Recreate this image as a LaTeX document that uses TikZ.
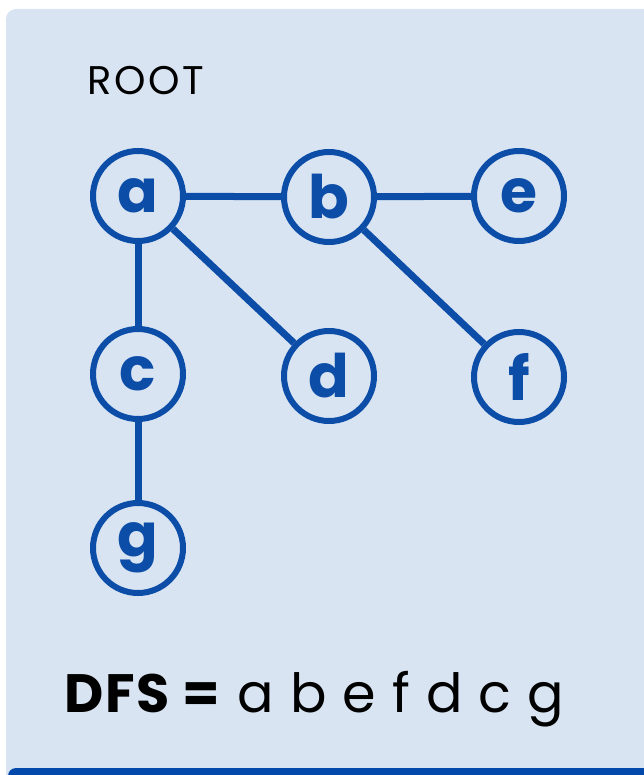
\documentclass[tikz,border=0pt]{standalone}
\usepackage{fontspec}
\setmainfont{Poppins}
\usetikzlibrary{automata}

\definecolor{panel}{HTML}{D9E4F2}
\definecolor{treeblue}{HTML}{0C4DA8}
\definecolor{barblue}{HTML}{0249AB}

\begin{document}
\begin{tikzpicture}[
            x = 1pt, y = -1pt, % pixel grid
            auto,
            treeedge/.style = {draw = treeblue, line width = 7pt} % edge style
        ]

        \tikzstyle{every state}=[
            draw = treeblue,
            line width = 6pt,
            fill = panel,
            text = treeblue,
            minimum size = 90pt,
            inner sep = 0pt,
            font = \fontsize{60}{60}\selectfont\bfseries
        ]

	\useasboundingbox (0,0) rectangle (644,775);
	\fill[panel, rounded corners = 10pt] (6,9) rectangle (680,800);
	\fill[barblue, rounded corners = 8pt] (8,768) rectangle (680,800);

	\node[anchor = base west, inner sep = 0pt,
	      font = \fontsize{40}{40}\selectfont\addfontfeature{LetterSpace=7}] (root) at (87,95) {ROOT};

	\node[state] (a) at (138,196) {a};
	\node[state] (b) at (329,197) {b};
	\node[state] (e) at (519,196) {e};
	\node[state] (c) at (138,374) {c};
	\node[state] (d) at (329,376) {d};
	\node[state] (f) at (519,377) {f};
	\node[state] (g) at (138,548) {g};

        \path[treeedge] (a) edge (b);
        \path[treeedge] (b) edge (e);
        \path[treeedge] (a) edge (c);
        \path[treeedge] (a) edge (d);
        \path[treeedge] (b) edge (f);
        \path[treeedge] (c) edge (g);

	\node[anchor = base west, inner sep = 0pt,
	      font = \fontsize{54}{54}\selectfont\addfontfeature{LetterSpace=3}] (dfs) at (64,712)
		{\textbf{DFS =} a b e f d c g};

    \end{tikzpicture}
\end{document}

* [Set task]
Go through the data above and transcribe it in full, omitting any image.

* [Expected answer]
Recreate this image as a LaTeX document that uses TikZ.
\documentclass[tikz,border=0pt]{standalone}
\usepackage{fontspec}
\setmainfont{Poppins}
\usetikzlibrary{automata}

\definecolor{panel}{HTML}{D9E4F2}
\definecolor{treeblue}{HTML}{0C4DA8}
\definecolor{barblue}{HTML}{0249AB}

\begin{document}
\begin{tikzpicture}[
            x = 1pt, y = -1pt, % pixel grid
            auto,
            treeedge/.style = {draw = treeblue, line width = 7pt} % edge style
        ]

        \tikzstyle{every state}=[
            draw = treeblue,
            line width = 6pt,
            fill = panel,
            text = treeblue,
            minimum size = 90pt,
            inner sep = 0pt,
            font = \fontsize{60}{60}\selectfont\bfseries
        ]

	\useasboundingbox (0,0) rectangle (644,775);
	\fill[panel, rounded corners = 10pt] (6,9) rectangle (680,800);
	\fill[barblue, rounded corners = 8pt] (8,768) rectangle (680,800);

	\node[anchor = base west, inner sep = 0pt,
	      font = \fontsize{40}{40}\selectfont\addfontfeature{LetterSpace=7}] (root) at (87,95) {ROOT};

	\node[state] (a) at (138,196) {a};
	\node[state] (b) at (329,197) {b};
	\node[state] (e) at (519,196) {e};
	\node[state] (c) at (138,374) {c};
	\node[state] (d) at (329,376) {d};
	\node[state] (f) at (519,377) {f};
	\node[state] (g) at (138,548) {g};

        \path[treeedge] (a) edge (b);
        \path[treeedge] (b) edge (e);
        \path[treeedge] (a) edge (c);
        \path[treeedge] (a) edge (d);
        \path[treeedge] (b) edge (f);
        \path[treeedge] (c) edge (g);

	\node[anchor = base west, inner sep = 0pt,
	      font = \fontsize{54}{54}\selectfont\addfontfeature{LetterSpace=3}] (dfs) at (64,712)
		{\textbf{DFS =} a b e f d c g};

    \end{tikzpicture}
\end{document}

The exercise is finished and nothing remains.